Recorded data:
——————

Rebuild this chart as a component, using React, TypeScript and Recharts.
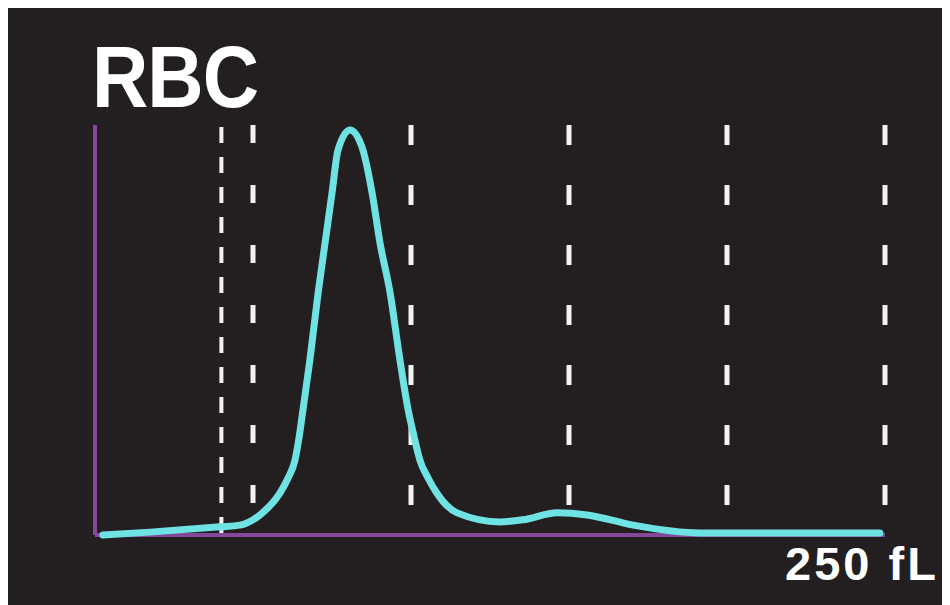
import { LineChart, Line, XAxis, YAxis, ReferenceLine } from 'recharts'

// cell volume (fL) and relative count
const volumes = [2.5, 17.4, 39.6, 45.9, 52.2, 58.5, 61.1, 63.3, 64.6, 65.8, 68, 70.6, 72.8, 75, 76.9, 80.7, 84.5, 87.7, 90.2, 93.4, 96.5, 99.1, 101, 102.8, 105.4, 108.2, 114.6, 128.2, 135.4, 146.2, 155.7, 170.3, 191.5, 248.4]
const counts = [0, 0.7, 2, 2.4, 4.9, 10.2, 13.9, 18.3, 23.9, 30.5, 42.7, 59, 71.2, 83.4, 93.9, 98.8, 94.6, 83.4, 71.2, 59, 42.7, 30.5, 23.9, 18.3, 13.9, 10.2, 5.4, 3.2, 3.7, 5.4, 4.9, 2.4, 0.5, 0.5]

const gateLines = [100, 150, 200, 250]
const lowGate = 40
const midGate = 50

const data = volumes.map((v, i) => ({ fl: v, count: counts[i] }))

const BG = '#231f20'
const CYAN = '#6fe2e4'
const PURPLE = '#84479a'
const DASH = '#f2f2f2'

export default function App() {
  return (
    <div style={{ position: 'relative', width: 942, height: 600, marginTop: -3, background: BG, fontFamily: '"Liberation Sans", Arial, sans-serif' }}>
      <LineChart width={942} height={600} data={data}
        margin={{ top: 120, right: 65, left: 87, bottom: 70 }}>
        <XAxis type="number" dataKey="fl" domain={[0, 250]} hide />
        <YAxis type="number" domain={[0, 100]} hide />
        {/* axes */}
        <ReferenceLine x={0} stroke={PURPLE} strokeWidth={4} />
        <ReferenceLine y={0} stroke={PURPLE} strokeWidth={4} />
        <ReferenceLine x={lowGate} stroke={DASH} strokeWidth={4} strokeDasharray="16 14" strokeDashoffset={28} />
        <ReferenceLine x={midGate} stroke={DASH} strokeWidth={5} strokeDasharray="18 42" strokeDashoffset={28} />
        {gateLines.map(g => (
          <ReferenceLine key={g} x={g} stroke={DASH} strokeWidth={5} strokeDasharray="20 40" strokeDashoffset={30} />
        ))}
        <Line type="monotone" dataKey="count" stroke={CYAN} strokeWidth={7} dot={false}
          strokeLinecap="round" isAnimationActive={false} />
      </LineChart>
      <div style={{ position: 'absolute', left: 84, top: 28, color: '#fff', fontWeight: 700, fontSize: 78, letterSpacing: -1, lineHeight: 1, transform: 'scaleY(1.12)', transformOrigin: 'top left' }}>
        RBC
      </div>
      <div style={{ position: 'absolute', left: 777, top: 535, color: '#fff', fontWeight: 700, fontSize: 47, letterSpacing: 3, lineHeight: 1 }}>
        250 fL
      </div>
    </div>
  )
}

——————

From the first line of the listing above, repeat every line through the one holding "const DASH = '#f2f2f2'". Both ends count, and pictures stay out.

Rebuild this chart as a component, using React, TypeScript and Recharts.
import { LineChart, Line, XAxis, YAxis, ReferenceLine } from 'recharts'

// cell volume (fL) and relative count
const volumes = [2.5, 17.4, 39.6, 45.9, 52.2, 58.5, 61.1, 63.3, 64.6, 65.8, 68, 70.6, 72.8, 75, 76.9, 80.7, 84.5, 87.7, 90.2, 93.4, 96.5, 99.1, 101, 102.8, 105.4, 108.2, 114.6, 128.2, 135.4, 146.2, 155.7, 170.3, 191.5, 248.4]
const counts = [0, 0.7, 2, 2.4, 4.9, 10.2, 13.9, 18.3, 23.9, 30.5, 42.7, 59, 71.2, 83.4, 93.9, 98.8, 94.6, 83.4, 71.2, 59, 42.7, 30.5, 23.9, 18.3, 13.9, 10.2, 5.4, 3.2, 3.7, 5.4, 4.9, 2.4, 0.5, 0.5]

const gateLines = [100, 150, 200, 250]
const lowGate = 40
const midGate = 50

const data = volumes.map((v, i) => ({ fl: v, count: counts[i] }))

const BG = '#231f20'
const CYAN = '#6fe2e4'
const PURPLE = '#84479a'
const DASH = '#f2f2f2'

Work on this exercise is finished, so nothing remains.